La ruleta rusa
Una de las mejores cosas que tiene el fútbol es la manera en que también el azar, o algo parecido, resuelve en un instante todas las cosas. Por eso los partidos hay que vérselos y jugarlos hasta el final, hasta que el árbitro pita y cierra de un tajo el tiempo y sus peligros: porque puede ser que en el último segundo, cuando ya todo parecía estar dicho y hecho, una jugada inesperada cambie el curso de las aguas, la suerte.
Es la escena de un drama: el “cuarto hombre” levanta el reloj y anuncia el “tiempo de reposición” e inaugura así una serie de jugadas desgarradoras en las que cualquier cosa puede pasar, cualquiera. Como si todo el universo estuviera contenido allí, en el desespero de ese equipo que se defiende con el alma, o en el del que ataca a muerte para conquistar el empate que se la devuelva.
El tiempo del fútbol es relativo: la eternidad para unos, la fugacidad para otros.
¿Qué Dios detrás de Dios la trama empieza, como en el poema de Borges?
Pasa todo el tiempo también en la vida, por la que vamos caminando como sobre una cuerda floja: tentando al azar; esquivando al destino, o más bien cumpliéndolo.
Este sábado, por ejemplo, se cumplen 100 años de un hecho que marcó la historia del siglo XX: el asesinato en Sarajevo del archiduque Francisco Fernando de Austria, heredero del Imperio Austrohúngaro.
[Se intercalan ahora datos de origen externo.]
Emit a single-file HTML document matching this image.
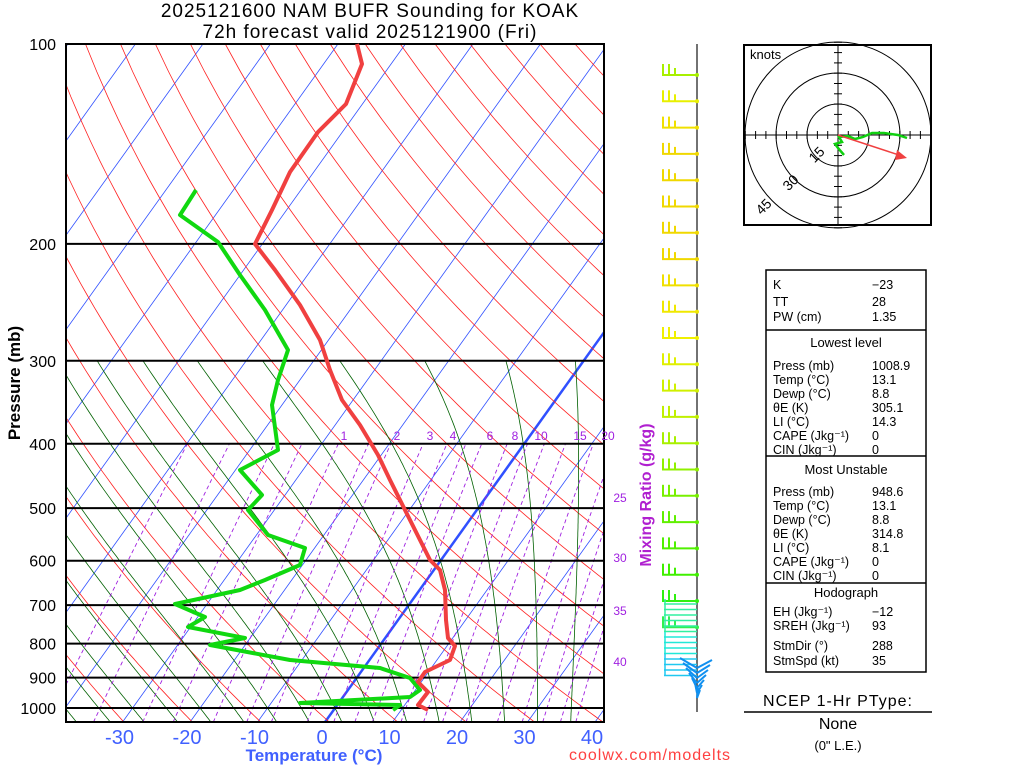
<!DOCTYPE html>
<html><head><style>
body{margin:0;background:#fff;width:1024px;height:768px;overflow:hidden}
svg text{font-family:"Liberation Sans",sans-serif}
</style></head><body>
<svg id="s" width="1024" height="768" xmlns="http://www.w3.org/2000/svg">
<defs><clipPath id="c"><rect x="66" y="44" width="538" height="678"/></clipPath></defs>
<g id="bg" clip-path="url(#c)"></g>
<g id="fg"></g>
</svg>
<script>
const NS="http://www.w3.org/2000/svg";
const bg=document.getElementById('bg'),fg=document.getElementById('fg');
function el(par,tag,a,txt){const e=document.createElementNS(NS,tag);for(const k in a)e.setAttribute(k,a[k]);if(txt!==undefined)e.textContent=txt;par.appendChild(e);return e;}
const yP=p=>708-664*Math.log10(1000/p);
const xT=(T,p)=>325+6.75*T+0.716*(722-yP(p));
function poly(par,pts,st){el(par,'polyline',Object.assign({points:pts.map(q=>q[0].toFixed(1)+','+q[1].toFixed(1)).join(' '),fill:'none'},st));}
for(let T=-150;T<=50;T+=10){poly(bg,[[xT(T,1050),yP(1050)],[xT(T,100),yP(100)]],{stroke:'#3050ff','stroke-width':T==0?2.5:0.8});}
for(let th=200;th<=500;th+=10){const pts=[];for(let p=1050;p>=100;p-=10){pts.push([xT(th*Math.pow(p/1000,0.2857)-273.15,p),yP(p)]);}poly(bg,pts,{stroke:'#ff2020','stroke-width':0.8});}
const es=Tc=>6.112*Math.exp(17.67*Tc/(Tc+243.5));
function dTdp(T,p){const Tc=T-273.15,e=es(Tc),rs=0.622*e/(p-e),L=2.5e6;return (287*T+L*rs)/(p*(1004+L*L*rs*0.622/(287*T*T)));}
for(let t0=-40;t0<=45;t0+=5){
 let T=t0+273.15,p=1000;const up=[];
 for(p=1000;p>=300;p-=5){up.push([xT(T-273.15,p),yP(p)]);T-=dTdp(T,p)*5;}
 T=t0+273.15;const dn=[];for(p=1000;p<=1050;p+=5){dn.unshift([xT(T-273.15,p),yP(p)]);T+=dTdp(T,p)*5;}
 poly(bg,dn.concat(up),{stroke:'#006000','stroke-width':0.8});}
const ws=[0.1,0.2,0.4,0.6,1,1.5,2,3,4,5,6,8,10,12,15,20,25,30,35,40];
for(const w of ws){const pts=[];for(let p=1050;p>=400;p-=10){const e=w*p/(622+w);const l=Math.log(e/6.112);const Td=243.5*l/(17.67-l);pts.push([xT(Td,p),yP(p)]);}poly(bg,pts,{stroke:'#a020e0','stroke-width':0.9,'stroke-dasharray':'4,3'});}
for(const p of [100,200,300,400,500,600,700,800,900,1000]){el(fg,'line',{x1:66,x2:604,y1:yP(p),y2:yP(p),stroke:'#000','stroke-width':p==100?1:2});
 el(fg,'text',{x:56,y:yP(p)+6,'text-anchor':'end','font-size':16},p);}
el(fg,'rect',{x:66,y:44,width:538,height:678,fill:'none',stroke:'#000','stroke-width':2});
for(let T=-30;T<=40;T+=10){el(fg,'text',{x:325+6.75*T-3,y:744,'text-anchor':'middle','font-size':20,fill:'#4060ff'},T==0?'0':T);}
el(fg,'text',{x:314,y:761,'text-anchor':'middle','font-size':17,fill:'#4060ff','font-weight':'bold'},'Temperature (°C)');
el(fg,'text',{x:650,y:760,'text-anchor':'middle','font-size':16,fill:'#ff4040','letter-spacing':'1'},'coolwx.com/modelts');
el(fg,'text',{x:20,y:383,'text-anchor':'middle','font-size':17,'font-weight':'bold',transform:'rotate(-90 20 383)'},'Pressure (mb)');
el(fg,'text',{x:370,y:17,'text-anchor':'middle','font-size':19,'letter-spacing':'1'},'2025121600 NAM BUFR Sounding for KOAK');
el(fg,'text',{x:370,y:38,'text-anchor':'middle','font-size':19,'letter-spacing':'1'},'72h forecast valid 2025121900 (Fri)');
el(fg,'text',{x:651,y:495,'text-anchor':'middle','font-size':16,fill:'#b020d0','font-weight':'bold',transform:'rotate(-90 651 495)'},'Mixing Ratio (g/kg)');
[[344,'1'],[397,'2'],[430,'3'],[453,'4'],[490,'6'],[515,'8'],[541,'10'],[580,'15'],[608,'20']].forEach(a=>el(fg,'text',{x:a[0],y:440,'text-anchor':'middle','font-size':12,fill:'#a020e0'},a[1]));
[[502,'25'],[562,'30'],[615,'35'],[666,'40']].forEach(a=>el(fg,'text',{x:620,y:a[0],'text-anchor':'middle','font-size':12,fill:'#a020e0'},a[1]));
const tp=[[357,44],[362,64],[346,104],[318,132],[290,172],[272,210],[255,244],[275,270],[300,305],[320,340],[330,370],[342,400],[360,425],[378,455],[390,480],[405,510],[420,540],[430,560],[440,570],[445,590],[446,620],[448,638],[455,646],[450,660],[425,672],[418,682],[428,692],[418,705],[428,710]];
const dp=[[196,190],[180,215],[218,242],[240,275],[265,310],[288,350],[278,380],[272,405],[278,450],[240,470],[262,495],[248,510],[268,535],[305,548],[300,565],[265,580],[240,590],[175,604],[205,617],[188,627],[245,638],[210,645],[290,660],[380,668],[410,678],[420,690],[410,697],[300,703],[400,705],[393,710]];
poly(fg,dp,{stroke:'#10d810','stroke-width':4,'stroke-linejoin':'round'});
poly(fg,tp,{stroke:'#f04040','stroke-width':4,'stroke-linejoin':'round'});
el(fg,'line',{x1:697,x2:697,y1:44,y2:712,stroke:'#444','stroke-width':1.5});
const cols=['#a8f000','#e8f000','#f0e000','#f0d800','#f0d800','#f0d800','#f0d800','#f0d800','#f0e000','#f0e800','#f0f000','#e0f000','#d0f000','#c0f000','#a8f000','#90f000','#78f000','#60f000','#50f000','#40f000','#30f010','#30f050'];
for(let i=0;i<22;i++){const y=75+i*26.3;const c=cols[i];
 el(fg,'line',{x1:662,x2:697,y1:y,y2:y,stroke:c,'stroke-width':2});
 for(const dx of [0,6,12]){el(fg,'line',{x1:663+dx,x2:663+dx,y1:y,y2:y-(dx==12?7:11),stroke:c,'stroke-width':2});}
 el(fg,'circle',{cx:697,cy:y,r:2,fill:c});}
for(let i=0;i<14;i++){const y=604+i*5.5;const c=i<6?'#30f0a0':(i<10?'#20e8d8':'#20c8f0');
 el(fg,'line',{x1:664,x2:697,y1:y,y2:y,stroke:c,'stroke-width':1.5});
 el(fg,'line',{x1:665,x2:665,y1:y,y2:y-5,stroke:c,'stroke-width':1.5});}
for(let i=0;i<7;i++){const y=668+i*5;el(fg,'line',{x1:697,x2:680+i*3,y1:y,y2:y-10,stroke:'#1090f0','stroke-width':2});el(fg,'line',{x1:697,x2:712-i*2,y1:y,y2:y-8,stroke:'#1090f0','stroke-width':2});}
const hg=el(fg,'g',{});
el(hg,'rect',{x:744,y:45,width:187,height:180,fill:'none',stroke:'#000','stroke-width':2});
for(const r of [31,62,93])el(hg,'circle',{cx:838,cy:135,r:r,fill:'none',stroke:'#000','stroke-width':1});
el(hg,'line',{x1:744,x2:931,y1:135,y2:135,stroke:'#000'});el(hg,'line',{x1:838,x2:838,y1:45,y2:225,stroke:'#000'});
for(let k=-9;k<=9;k++){if(!k)continue;const d=k*10.3;el(hg,'line',{x1:838+d,x2:838+d,y1:131,y2:139,stroke:'#000'});el(hg,'line',{x1:834,x2:842,y1:135+d,y2:135+d,stroke:'#000'});}
el(hg,'text',{x:750,y:59,'font-size':13},'knots');
[[820,158,'15'],[794,186,'30'],[767,210,'45']].forEach(a=>el(hg,'text',{x:a[0],y:a[1],'font-size':14,'text-anchor':'middle',transform:'rotate(-45 '+a[0]+' '+a[1]+')'},a[2]));
poly(hg,[[844,155],[838,148],[835,144],[842,142],[839,137],[848,136],[855,139],[863,137],[872,133],[884,133],[898,135],[907,138]],{stroke:'#10d010','stroke-width':2.5});
el(hg,'line',{x1:838,x2:902,y1:135,y2:156,stroke:'#f04040','stroke-width':1.5});
el(hg,'polygon',{points:'907,158 897,150 895,160',fill:'#f04040'});
const tg=el(fg,'g',{});
el(tg,'rect',{x:766,y:270,width:160,height:402,fill:'none',stroke:'#000','stroke-width':1.5});
for(const y of [330,456,583])el(tg,'line',{x1:766,x2:926,y1:y,y2:y,stroke:'#000','stroke-width':1.5});
const rows=[[289,'K','−23'],[306,'TT','28'],[321,'PW (cm)','1.35'],[370,'Press (mb)','1008.9'],[384,'Temp (°C)','13.1'],[398,'Dewp (°C)','8.8'],[412,'θE (K)','305.1'],[426,'LI (°C)','14.3'],[440,'CAPE (Jkg⁻¹)','0'],[454,'CIN (Jkg⁻¹)','0'],[496,'Press (mb)','948.6'],[510,'Temp (°C)','13.1'],[524,'Dewp (°C)','8.8'],[538,'θE (K)','314.8'],[552,'LI (°C)','8.1'],[566,'CAPE (Jkg⁻¹)','0'],[580,'CIN (Jkg⁻¹)','0'],[616,'EH (Jkg⁻¹)','−12'],[630,'SREH (Jkg⁻¹)','93'],[650,'StmDir (°)','288'],[665,'StmSpd (kt)','35']];
rows.forEach(r=>{el(tg,'text',{x:773,y:r[0],'font-size':12.5},r[1]);el(tg,'text',{x:872,y:r[0],'font-size':12.5},r[2]);});
[[347,'Lowest level'],[474,'Most Unstable'],[597,'Hodograph']].forEach(a=>el(tg,'text',{x:846,y:a[0],'font-size':13,'text-anchor':'middle'},a[1]));
el(fg,'text',{x:838,y:706,'font-size':16,'text-anchor':'middle','letter-spacing':'1'},'NCEP 1-Hr PType:');
el(fg,'line',{x1:744,x2:932,y1:712,y2:712,stroke:'#000','stroke-width':1.5});
el(fg,'text',{x:838,y:729,'font-size':16,'text-anchor':'middle'},'None');
el(fg,'text',{x:838,y:750,'font-size':13,'text-anchor':'middle'},'(0" L.E.)');
</script>
</body></html>
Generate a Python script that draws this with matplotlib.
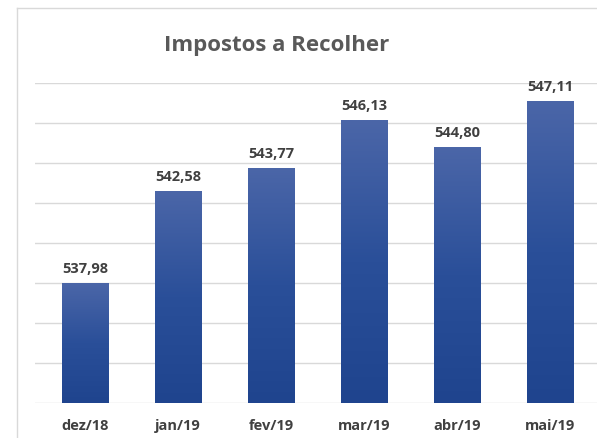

Fue el 28 de junio de 1914 ese crimen que terminó siendo el detonante y el pretexto de la Primera Guerra Mundial: una guerra que por poco acaba con Europa, y cuyas cenizas aún arden y laten en muchos de los conflictos que el mundo no ha podido resolver ni acabar. Nada atiza más el fuego que el pasado. Lo extraño es que el hecho mismo del atentado contra el archiduque fue el resultado de una sucesión de azares y de coincidencias y de fatalidades que por poquísimo, habrían podido no ocurrir. Y otra habría sido sin duda la historia; no sabe uno si mejor o peor, pero sin duda otra, distinta: la que no fue, la que erró la suerte. El destino camina por la cuerda floja, el destino es la cuerda floja.
Francisco Fernando no iba a ir a Bosnia pero un argumento de su tío, el Emperador, lo convenció a última hora: si iba, su esposa, Sofía, recibiría por primera vez los honores del Imperio. No más desprecios, no más desaires. Esa fue la primera fatalidad, ir. La segunda ocurrió ya en Sarajevo, el 28, cuando una bomba estalló al paso de la procesión: solo quedó herido el coronel Merizzi, hombre de confianza del archiduque, quien siguió con la marcha.
Fue a dar un discurso y luego volvió a visitar a su edecán. Sin oír a quienes le rogaban que no lo hiciera. Entonces su carro se extravió, hasta quedar justo al frente de la cafetería en que estaba Gavrilo Princip, el asesino que disparó esos dos balazos que aún retumban.
El destino juega a la ruleta rusa. El destino es el tambor del revólver y es la bala que está en él a punto de salir o no.